I treated myself to the latest and most extravagant in theatrical experiences a few days ago, but instead of making me excited about the arrival of the future, it made me melancholy about the loss of the past.
Not that my trip to the excellent new iPic Theater in Westwood wasn't pleasurable, because it was. But I went not in search of gratification but because I've been doing a lot of thinking lately about the current nature and possible prospects of moviegoing. And I'm not alone.
Over just the last few months, I've collected a stack of stories dealing with how the theatrical experience might be changed to make customers happier and help keep those wonderful temples of entertainment open for business.
I even got an email from a friend in Ljubljana, Slovenia, telling me that the 90th anniversary of that city's Kinodvor City Cinema is being marked with an international conference "on the role and meaning of the movie theater … debating the changing function and character of cinemas." If they are thinking about that in Ljubljana, you better believe Los Angeles is concerned as well.
This is all happening now because the theatrical experience is under siege. Boxoffice magazine, the official publication of the National Assn. of Theatre Owners, reports that "approximately 200 million fewer tickets were sold in 2013 than in 2002, which remains the peak year for attendance in modern moviegoing."
The reasons why are not hard to come by. Competition for leisure time is fierce, television is on a roll, video game sales numbers are through the roof, enough people are watching movies on small screens that the iPhone Film Festival (there's an oxymoron for you) gets entrants from around the world, and new technology like Oculus Rift threatens to upend the entire experience.
Ideas as to what can be done to get people in the seats are also numerous. A company called Dealflicks encourages theaters to discount seats during off-peak hours, a new satellite network will make the showing of non-movie content like the Metropolitan Opera and the World Cup a lot easier, and enterprising theater chains are experimenting with added value offers like the Regal Super Ticket to the new "Transformers" movie, which for an added $15 offers the chance to own two digital HD copies of "Transformers" movies as well as a theatrical admission ticket.
More long-term fixes mentioned involve the core issue for theaters, improving the quality of the moviegoing experience. Digital projection, which eliminated worn-out, scratchy prints, was supposed to help, and it has.
Solutions include the possibility of Escape, a wraparound screen system that recalls Cinerama, and a new technology called 4DX, which according to a report by The Times' Richard Verrier "combines moving and vibrating seats with wind, strobe, fog, rain and scent-based effects, all of which are synchronized to the action on-screen." (As someone who ran out of the Loew's Pitkin in Brooklyn, N.Y., when my seat vibrated during a childhood screening of William Castle's schlock classic "The Tingler," I can see the possibilities in that.)

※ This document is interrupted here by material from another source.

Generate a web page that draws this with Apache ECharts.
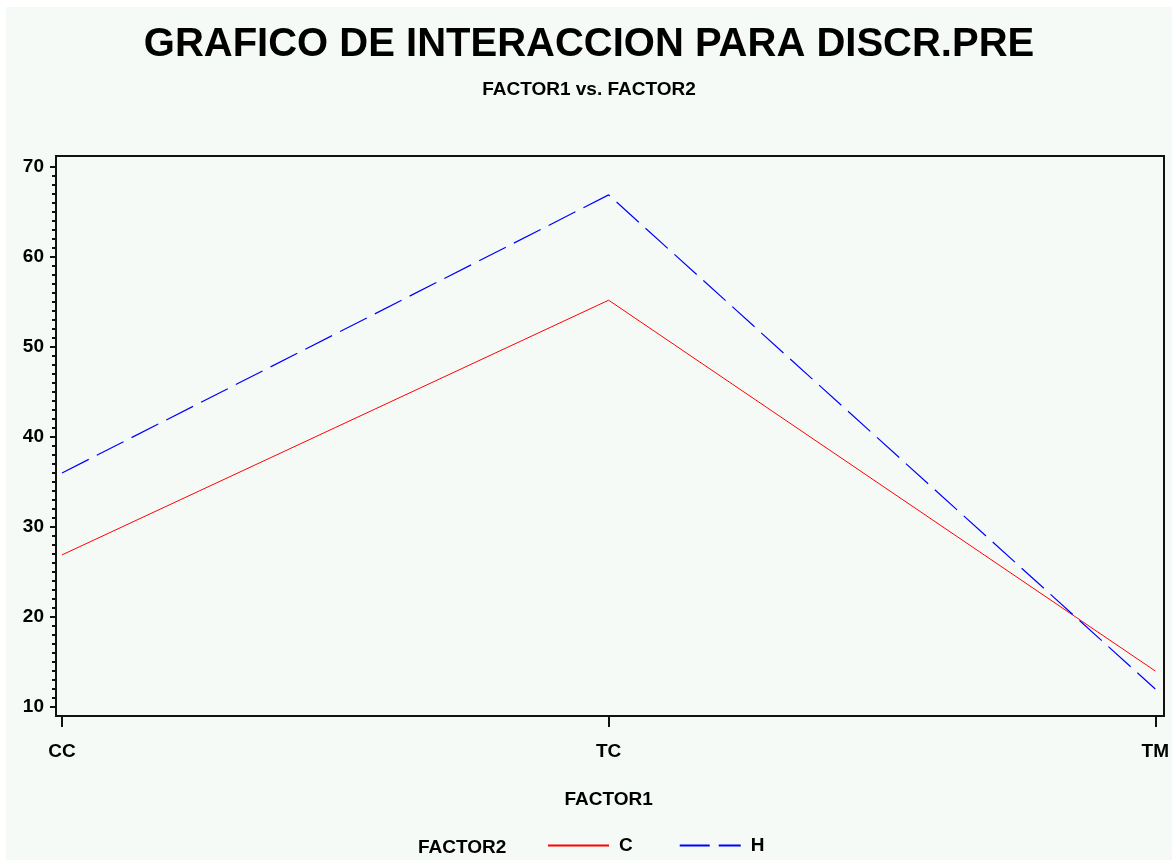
<!DOCTYPE html>
<html>
<head>
<meta charset="utf-8">
<script src="https://cdn.jsdelivr.net/npm/echarts@6/dist/echarts.min.js"></script>
<style>
  html, body { margin: 0; padding: 0; background: #ffffff; }
  #main {
    position: absolute;
    left: 6px;
    top: 7px;
    width: 1166px;
    height: 853px;
    background: #f5faf7;
  }
</style>
</head>
<body>
<div id="main"></div>
<script>
  // factor levels and cell means
  const factor1 = ['CC', 'TC', 'TM'];
  const seriesC = [26.9, 55.2, 14.0];
  const seriesH = [36.0, 66.9, 12.0];
  const yTicks = { min: 10, max: 70, step: 10 };

  const font = 'Liberation Sans, Arial, sans-serif';
  const chart = echarts.init(document.getElementById('main'));

  const option = {
    animation: false,
    title: [
      {
        text: 'GRAFICO DE INTERACCION PARA DISCR.PRE',
        left: 'center',
        top: 13,
        textStyle: { fontFamily: font, fontSize: 40, fontWeight: 'bold', color: '#000' }
      },
      {
        text: 'FACTOR1 vs. FACTOR2',
        left: 'center',
        top: 68,
        textStyle: { fontFamily: font, fontSize: 19, fontWeight: 'bold', color: '#000' }
      },
      {
        text: 'FACTOR2',
        left: 407,
        top: 826,
        textStyle: { fontFamily: font, fontSize: 19, fontWeight: 'bold', color: '#000' }
      }
    ],
    legend: {
      left: 536,
      top: 824,
      itemWidth: 61,
      itemHeight: 16,
      itemGap: 46,
      itemStyle: { opacity: 0 },
      textStyle: { fontFamily: font, fontSize: 19, fontWeight: 'bold', color: '#000', padding: [0, 0, 0, 5] },
      data: ['C', 'H']
    },
    grid: [
      // plotting area (positions of 10..70 and of the categories)
      { left: 56, right: 13, top: 160, bottom: 153 },
      // frame around the plot
      { left: 50, right: 8, top: 149, bottom: 144, show: true, borderColor: '#111', borderWidth: 2, backgroundColor: 'transparent' }
    ],
    xAxis: [
      {
        type: 'category',
        gridIndex: 0,
        data: factor1,
        boundaryGap: false,
        offset: 10,
        name: 'FACTOR1',
        nameLocation: 'middle',
        nameGap: 73,
        nameTextStyle: { fontFamily: font, fontSize: 19, fontWeight: 'bold', color: '#000' },
        axisLine: { show: false },
        axisTick: { show: true, length: 10, lineStyle: { color: '#111', width: 2 } },
        axisLabel: { fontFamily: font, fontSize: 19, fontWeight: 'bold', color: '#000', margin: 25 },
        splitLine: { show: false }
      },
      { type: 'value', gridIndex: 1, show: false }
    ],
    yAxis: [
      {
        type: 'value',
        gridIndex: 0,
        min: yTicks.min,
        max: yTicks.max,
        interval: yTicks.step,
        offset: 6,
        axisLine: { show: false },
        axisTick: { show: true, length: 6, lineStyle: { color: '#111', width: 2 } },
        minorTick: { show: true, splitNumber: 10, length: 4, lineStyle: { color: '#111', width: 2 } },
        axisLabel: { fontFamily: font, fontSize: 19, fontWeight: 'bold', color: '#000', margin: 12 },
        splitLine: { show: false }
      },
      { type: 'value', gridIndex: 1, show: false }
    ],
    series: [
      {
        name: 'C',
        type: 'line',
        xAxisIndex: 0,
        yAxisIndex: 0,
        data: seriesC,
        symbol: 'none',
        lineStyle: { color: '#ff0000', width: 1 },
        itemStyle: { color: '#ff0000' }
      },
      {
        name: 'H',
        type: 'line',
        xAxisIndex: 0,
        yAxisIndex: 0,
        data: seriesH,
        symbol: 'none',
        lineStyle: { color: '#0000ff', width: 1.2, type: [30, 9] },
        itemStyle: { color: '#0000ff' }
      }
    ]
  };

  chart.setOption(option);
</script>
</body>
</html>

Another way to improve moviegoing is to go upscale the iPic way, to charge steeper prices ($19 for regular seats, $29 for premium recliners) and to invest a lot of money and effort into making theatergoing less challenging and more pleasurable.
Certainly, the interior of Westwood's iPic (there's another one in Pasadena) does not resemble a classic theater. The old AVCO on Wilshire Boulevard has been gutted, and six new screening rooms have been placed in an elegant interior that looks more like an upscale hotel lobby than a movie house, with such déclassé items as movie posters relegated to the structure's exterior wall.

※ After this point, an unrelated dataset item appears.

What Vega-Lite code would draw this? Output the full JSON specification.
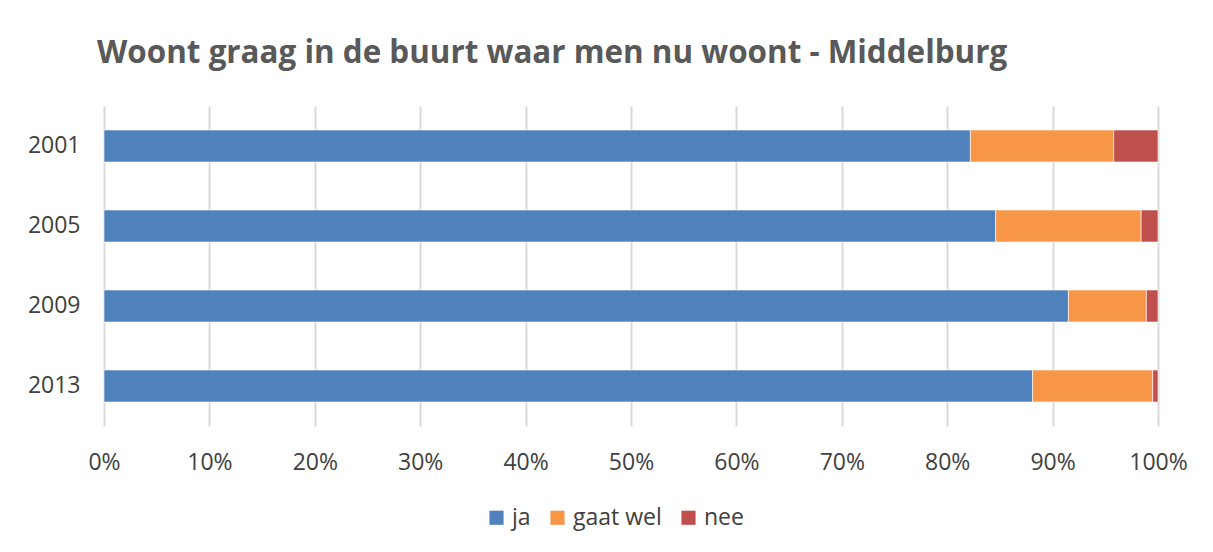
{
  "$schema": "https://vega.github.io/schema/vega-lite/v6.json",
  "width": 1054,
  "height": 320,
  "autosize": {"type": "none"},
  "padding": {"left": 104, "top": 106, "right": 55, "bottom": 126},
  "background": "white",
  "title": {
    "text": "Woont graag in de buurt waar men nu woont - Middelburg",
    "anchor": "start",
    "frame": "group",
    "dx": -7,
    "offset": 37,
    "font": "Open Sans",
    "fontSize": 31.4,
    "fontWeight": "bold",
    "color": "#595959"
  },
  "data": {
    "values": [
      {"jaar": "2001", "antwoord": "ja", "k": 1, "pct": 0.822},
      {"jaar": "2001", "antwoord": "gaat wel", "k": 2, "pct": 0.136},
      {"jaar": "2001", "antwoord": "nee", "k": 3, "pct": 0.042},
      {"jaar": "2005", "antwoord": "ja", "k": 1, "pct": 0.846},
      {"jaar": "2005", "antwoord": "gaat wel", "k": 2, "pct": 0.138},
      {"jaar": "2005", "antwoord": "nee", "k": 3, "pct": 0.016},
      {"jaar": "2009", "antwoord": "ja", "k": 1, "pct": 0.915},
      {"jaar": "2009", "antwoord": "gaat wel", "k": 2, "pct": 0.074},
      {"jaar": "2009", "antwoord": "nee", "k": 3, "pct": 0.011},
      {"jaar": "2013", "antwoord": "ja", "k": 1, "pct": 0.881},
      {"jaar": "2013", "antwoord": "gaat wel", "k": 2, "pct": 0.114},
      {"jaar": "2013", "antwoord": "nee", "k": 3, "pct": 0.005}
    ]
  },
  "mark": {"type": "bar", "stroke": "#ffffff", "strokeWidth": 0.6},
  "encoding": {
    "y": {
      "field": "jaar",
      "type": "nominal",
      "sort": ["2001", "2005", "2009", "2013"],
      "scale": {"paddingInner": 0.6, "paddingOuter": 0.3},
      "axis": {
        "title": null,
        "domain": false,
        "ticks": false,
        "labelPadding": 24,
        "labelFont": "Open Sans",
        "labelFontSize": 23,
        "labelColor": "#404040"
      }
    },
    "x": {
      "field": "pct",
      "type": "quantitative",
      "stack": "zero",
      "scale": {"domain": [0, 1], "nice": false},
      "axis": {
        "title": null,
        "format": ".0%",
        "values": [0, 0.1, 0.2, 0.3, 0.4, 0.5, 0.6, 0.7, 0.8, 0.9, 1],
        "domain": false,
        "ticks": false,
        "grid": true,
        "gridColor": "#d9d9d9",
        "gridWidth": 2,
        "labelPadding": 25,
        "labelFont": "Open Sans",
        "labelFontSize": 23,
        "labelColor": "#404040",
        "labelFlush": false
      }
    },
    "color": {
      "field": "antwoord",
      "type": "nominal",
      "scale": {
        "domain": ["ja", "gaat wel", "nee"],
        "range": ["#4f81bd", "#f79646", "#c0504d"]
      },
      "legend": {
        "title": null,
        "orient": "none",
        "direction": "horizontal",
        "legendX": 381,
        "legendY": 400,
        "symbolType": "square",
        "symbolSize": 200,
        "symbolStrokeWidth": 0,
        "symbolOpacity": 1,
        "labelFont": "Open Sans",
        "labelFontSize": 23,
        "labelColor": "#404040",
        "columnPadding": 15,
        "labelOffset": 4
      }
    },
    "order": {"field": "k", "type": "quantitative"}
  },
  "config": {"view": {"stroke": null}}
}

The theater personnel are also all on their best behavior, dressed in black and unfailingly friendly and polite, even escorting us to our exceptionally comfortable seats facing a perfectly placed screen.
The food I ordered — our seat price made that an option — was tasty, the wine nicely chilled, but as someone who wants to focus on films even when I'm not on duty, I frankly found the presence of plates and glasses a distraction, and I winced when one of what iPic describes as its "ninja servers" inadvertently clattered dishes during one of "Maleficent's" more emotional moments.
And though I enjoyed iPic's careful cosseting enough to make me sure I'll be going back, what my evening most made me think about was an experience I'd had a few months earlier that was simultaneously the same yet completely different.
As a visitor to the Cinequest film festival in San Jose, I had a chance to tour that city's superb California Theatre. It's a magnificent 1,100-plus seat old-school 1927 movie palace that took five years to restore at a cost of $75 million, with more than a third of the cost coming from philanthropist and legendary movie buff David Packard's Packard Humanities Institute.
If the price point of an iPic ticket makes it somewhat of an elite experience, seeing it after the California (now used for opera and classical music as much as film) reminded me that back in the day, movie theaters with large staffs and elaborately uniformed ushers made everyone who walked in the door feel special. Yes, these theaters cost a bit more than the neighborhood variety, but being treated royally at the movies was very much a mainstream experience.
Walking through the California made me long for those long-gone days, which is why what makes me as happy as the iPic is that Los Angeles' long-slumbering downtown movie palaces are finally coming back to life. I haven't had a chance yet to visit Broadway's fully rehabbed Theatre at Ace Hotel, formerly the United Artists, but I can't wait to go and experience the combination of mass and class that made these movie palaces so special. I know the past isn't coming back, but that doesn't stop me from hoping that it will.